考虑设立国家级高科技私募股权投资基金,以参股或贷款的方式资助相关国内企业进行境外收购,改变目前的中国投资公司模式;从突破中国经济发展的资源瓶颈的角度,建议重点收购境外矿产资源,比如中国铝业战略性收购力拓集团的股权,华能集团全额收购新加坡大士电力公司的股份,都是非常成功的案例。
(二)“三率”治通胀,推行积极股市政策
目前,货币市场的“烦恼”是流动性过剩,“水”太多;资本市场的“烦恼”是钱少,但是“面”太多。面对两大烦恼,关键是理顺当前体制,提出积极的股市政策,有效打通货币市场和资本市场的连接渠道。
要从“两率”治通胀转变为以汇率为主、“三率”治通胀。除传统的利率和准备金率外,应更突出汇率的作用,通过主动的有我们自己步调的、而非被动的升值模式,先发制人,化解国内的通胀困局和国外合围(参见《证券日报》2011年4月27日B3版《治理通胀应“三率”齐发》)。

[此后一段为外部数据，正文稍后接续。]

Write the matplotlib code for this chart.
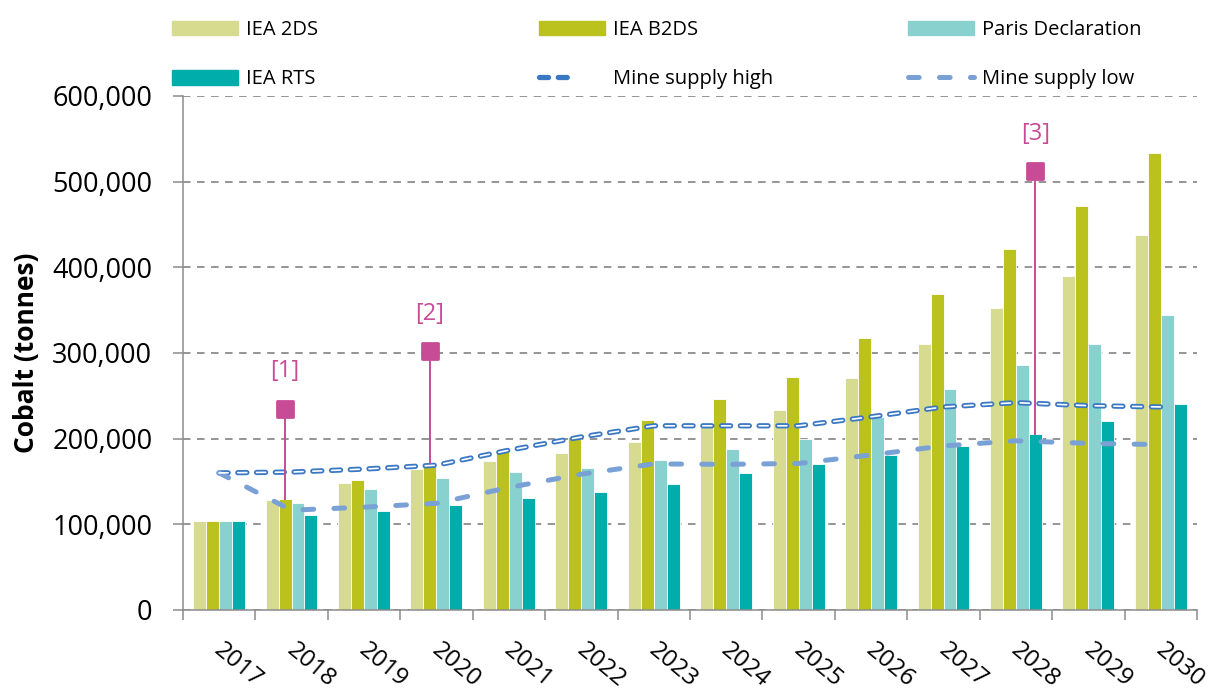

为此,应将积极股市政策纳入宏观战略。将目前紧缩的货币政策和积极的股市政策协调起来,做到一致性、互补性、相通性。要大力发展直接融资,吸收过剩流动性。要充分启动私人投资、外商直接投资、私募股权投资(PE)、风险投资(VC),并利用《投资基金法》等相关立法予以规范。